Agent ability for collecting data from MongoDB
In version 1.12.0, Agent supports data collection from MongoDB. When creating a data source, you can directly select MongoDB and fill all relevant data source information to start using it. The parameters include:
- Data source name: Used to distinguish between different data sources
- Cluster name: The cluster of data source belongs
- Data source IP: The IP information of data source
- Server host: MongoDB address
- Username: MongoDB username
- Password: MongoDB password
- Database name: MongoDB database name
- Collection name: MongoDB collection name
- Read mode: Optional "Full + Incremental" or "Incremental" Thanks to @justinwwhuang. For more information, please refer to: INLONG-10006。.
Optimization for Audit and enhancement of its capabilities
In version 1.12.0, InLong enhancement the Audit reconciliation scenarios, including support for Agent data supplementation scenarios, Sort on Flink Checkpoint scenarios, etc. Thanks to @doleyzi. For more information, please refer to: INLONG-9904、INLONG-9926、INLONG-9928、INLONG-9957.
- Support OpenAPI capabilities In version 1.12.0, Audit has supported the OpenAPI, and each OpenAPI can be elected as the leader through HA. The leader node is responsible for real-time and retroactive aggregation of audit data, and the aggregated results are saved in the DB. The slave node is responsible for caching the data in the DB to memory and providing services externally. The leader node also provides the same service.
- Support Agent data supplementation capabilities In version 1.12.0, Audit supports the Agent data supplementation scenario by adding audit-version, which distinguishes the audit reconciliation for each supplementation.
- Support Sort Flink Checkpoint capabilities In version 1.12.0, Audit supports the Sort Flink checkpoint scenario, ensuring that audit data is not lost or duplicated when the Flink job restarts or fails over.

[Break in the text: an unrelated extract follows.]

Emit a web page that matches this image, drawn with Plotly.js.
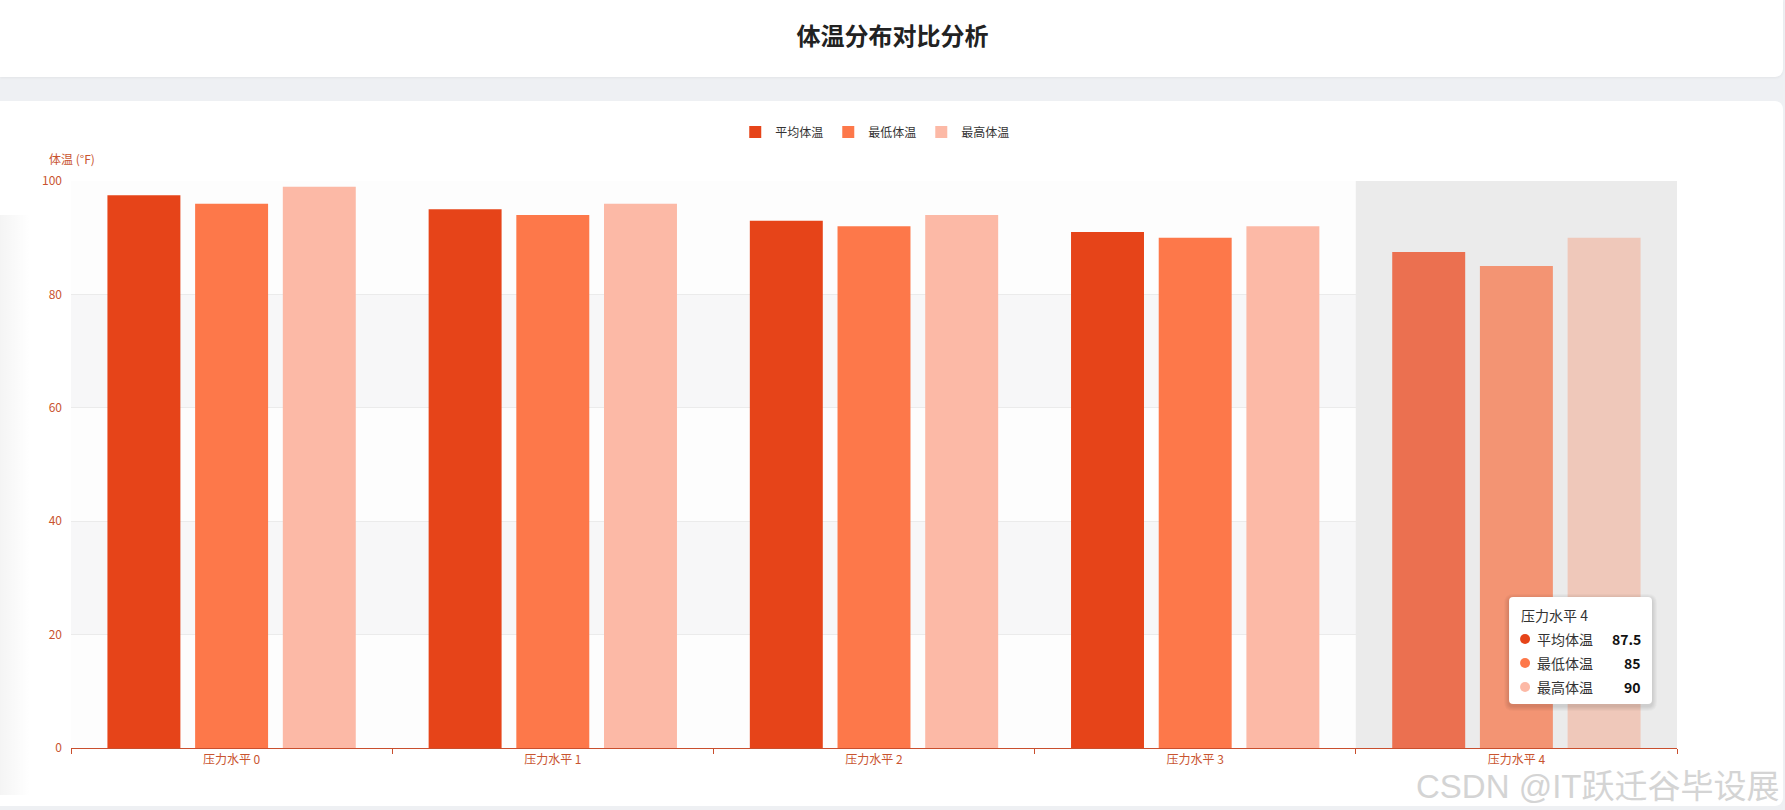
<!DOCTYPE html>
<html>
<head>
<meta charset="utf-8">
<script src="https://cdn.plot.ly/plotly-3.0.1.min.js"></script>
<style>
  html, body { margin: 0; padding: 0; width: 1785px; height: 810px; overflow: hidden; background: #eef0f3; font-family: "Noto Sans CJK SC", "Noto Sans", sans-serif; }
  #titleCard { position: absolute; left: 0; top: 0; width: 1783px; height: 77px; background: #ffffff; border-radius: 0 0 8px 0; box-shadow: 0 1px 3px rgba(0,0,0,0.05); }
  #chartCard { position: absolute; left: 0; top: 101px; width: 1783px; height: 705px; background: #ffffff; border-radius: 0 8px 8px 0; }
  #leftShade { position: absolute; left: 0; top: 215px; width: 30px; height: 580px; background: linear-gradient(to right, rgba(0,0,0,0.045), rgba(0,0,0,0)); }
  #chart { position: absolute; left: 0; top: 0; width: 1785px; height: 810px; }
</style>
</head>
<body>
<div id="titleCard"></div>
<div id="chartCard"></div>
<div id="leftShade"></div>
<div id="chart"></div>
<script>
// ---- data ----
const categories = ['压力水平 0', '压力水平 1', '压力水平 2', '压力水平 3', '压力水平 4'];
const seriesNames = ['平均体温', '最低体温', '最高体温'];
const avgTemp = [97.5, 95, 93, 91, 87.5];
const minTemp = [96, 94, 92, 90, 85];
const maxTemp = [99, 96, 94, 92, 90];
const yTicks = [0, 20, 40, 60, 80, 100];
const highlightIndex = 4;

// ---- styles ----
const baseColors = ['#e64419', '#fd784a', '#fcb9a6'];
const fadedColors = ['#eb7050', '#f39473', '#efc8ba'];
const axisColor = '#c94f2e';
const labelColor = '#c9542f';
const FONT = '"Noto Sans CJK SC", "Noto Sans", sans-serif';

// plot area in pixels
const W = 1785, H = 810;
const L = 70.5, R = 1677, T = 181, B = 748;
const px = v => (v - L) / (R - L);
const py = v => (B - v) / (B - T);

const seriesData = [avgTemp, minTemp, maxTemp];
const traces = seriesData.map((vals, s) => ({
  type: 'bar',
  name: seriesNames[s],
  x: categories,
  y: vals,
  marker: {
    color: categories.map((c, i) => i === highlightIndex ? fadedColors[s] : baseColors[s]),
    line: { width: 0 }
  },
  hoverinfo: 'none'
}));

// split area bands
const shapes = [];
for (let i = 0; i < yTicks.length - 1; i++) {
  shapes.push({
    type: 'rect', xref: 'paper', yref: 'y', x0: 0, x1: 1, y0: yTicks[i], y1: yTicks[i + 1],
    fillcolor: (i % 2 === 1) ? '#f7f7f8' : '#fdfdfd', line: { width: 0 }, layer: 'below'
  });
}
// axis pointer shadow on highlighted category
shapes.push({
  type: 'rect', xref: 'x', yref: 'y', x0: highlightIndex - 0.5, x1: highlightIndex + 0.5, y0: 0, y1: 100,
  fillcolor: '#ebebeb', line: { width: 0 }, layer: 'below'
});

// tooltip box
function roundRect(x0, y0, x1, y1, r) {
  const X = v => px(v), Y = v => py(v);
  return `M${X(x0 + r)},${Y(y0)} L${X(x1 - r)},${Y(y0)} Q${X(x1)},${Y(y0)} ${X(x1)},${Y(y0 + r)} ` +
    `L${X(x1)},${Y(y1 - r)} Q${X(x1)},${Y(y1)} ${X(x1 - r)},${Y(y1)} L${X(x0 + r)},${Y(y1)} ` +
    `Q${X(x0)},${Y(y1)} ${X(x0)},${Y(y1 - r)} L${X(x0)},${Y(y0 + r)} Q${X(x0)},${Y(y0)} ${X(x0 + r)},${Y(y0)} Z`;
}
const tx0 = 1509, ty0 = 597, tx1 = 1652, ty1 = 704;
for (let k = 5; k >= 1; k--) {
  shapes.push({ type: 'path', xref: 'paper', yref: 'paper', path: roundRect(tx0 - k, ty0 - k + 2, tx1 + k, ty1 + k + 2, 4 + k),
    fillcolor: 'rgba(0,0,0,0.022)', line: { width: 0 }, layer: 'above' });
}
shapes.push({ type: 'path', xref: 'paper', yref: 'paper', path: roundRect(tx0, ty0, tx1, ty1, 4),
  fillcolor: '#ffffff', line: { width: 0 }, layer: 'above' });

const rowY = [639, 663, 687];
const annotations = [];
annotations.push({ xref: 'paper', yref: 'paper', x: px(1519), y: py(615), xanchor: 'left', yanchor: 'middle',
  text: categories[highlightIndex], showarrow: false, font: { family: FONT, size: 14, color: '#333333' } });
seriesNames.forEach((n, s) => {
  shapes.push({ type: 'circle', xref: 'paper', yref: 'paper',
    x0: px(1525 - 5), x1: px(1525 + 5), y0: py(rowY[s] - 5), y1: py(rowY[s] + 5),
    fillcolor: baseColors[s], line: { width: 0 }, layer: 'above' });
  annotations.push({ xref: 'paper', yref: 'paper', x: px(1535), y: py(rowY[s]), xanchor: 'left', yanchor: 'middle',
    text: n, showarrow: false, font: { family: FONT, size: 14, color: '#333333' } });
  annotations.push({ xref: 'paper', yref: 'paper', x: px(1643), y: py(rowY[s]), xanchor: 'right', yanchor: 'middle',
    text: '<b>' + seriesData[s][highlightIndex] + '</b>', showarrow: false, font: { family: FONT, size: 14, color: '#111111' } });
});

// y axis name
annotations.push({ xref: 'paper', yref: 'paper', x: px(46), y: py(159), xanchor: 'left', yanchor: 'middle',
  text: '体温 (°F)', showarrow: false, font: { family: FONT, size: 12, color: labelColor } });

// watermark
annotations.push({ xref: 'paper', yref: 'paper', x: px(1782), y: py(786), xanchor: 'right', yanchor: 'middle',
  text: 'CSDN @IT跃迁谷毕设展', showarrow: false,
  font: { family: '"Liberation Sans", "Noto Sans CJK SC", sans-serif', size: 33, color: '#d4d4d4' } });

const layout = {
  width: W, height: H,
  margin: { l: L, r: W - R, t: T, b: H - B, pad: 0 },
  paper_bgcolor: 'rgba(0,0,0,0)',
  plot_bgcolor: 'rgba(0,0,0,0)',
  font: { family: FONT, size: 12, color: '#333333' },
  title: {
    text: '体温分布对比分析', xref: 'container', yref: 'container', x: 0.5, y: 1 - 37 / H,
    xanchor: 'center', yanchor: 'middle',
    font: { family: FONT, size: 24, color: '#222222', weight: 'bold' }
  },
  barmode: 'group',
  bargap: 0.181,
  bargroupgap: 0.168,
  showlegend: true,
  legend: {
    orientation: 'h', x: px(875), xanchor: 'center', y: py(132), yanchor: 'middle',
    font: { family: FONT, size: 12, color: '#333333' }, itemwidth: 30, traceorder: 'normal'
  },
  xaxis: {
    type: 'category',
    showgrid: false,
    showline: true, linecolor: axisColor, linewidth: 1,
    ticks: 'outside', tickson: 'boundaries', ticklen: 5, tickcolor: axisColor,
    tickfont: { family: FONT, size: 12, color: labelColor },
    ticklabelstandoff: 1,
    zeroline: false, fixedrange: true
  },
  yaxis: {
    range: [0, 100],
    tickvals: yTicks,
    showgrid: true, gridcolor: '#ebebeb', gridwidth: 1,
    showline: false, zeroline: false, ticks: '',
    tickfont: { family: FONT, size: 12, color: labelColor },
    ticklabelstandoff: 8,
    fixedrange: true
  },
  shapes: shapes,
  annotations: annotations,
  hovermode: false
};

Plotly.newPlot('chart', traces, layout, { displayModeBar: false, staticPlot: true });
</script>
</body>
</html>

Support for Redis connector in Sort module
In version 1.12.0, An additional Flink 1.15-based Redis connector implementation has been added, supporting read and write operations for String, Hash, ZSet, and Bitmap, four common data types in Redis clusters and standalone instances. Schema conversion is supported in the Redis connector, allowing users to specify a Schema that can be converted to different Redis data types. The specific Schema conversion logic is shown in the following figure. In the bitmap conversion logic in the figure below, field1 as the key for the bitmap, while filed2 and field4 as the position (index) in the Bitmap. filed3 and field5 represent the set values (0 or 1). For specifics, refer to the native Redis command SETBIT key index value. Thanks to @XiaoYou201. For more information, please refer to: INLONG-9835、INLONG-8948 .
Future plans
In version 1.12.0, the community refactored InLong Agent, InLong Audit, enriched Flink 1.15 Connector and other functions. In subsequent versions, InLong will continue to enrich Flink 1.15 Connector, enhance Transform capabilities, support offline data integration, unify DataProxy data protocols, optimize Dashboard experience, etc. We look forward to more developers participating and contributing.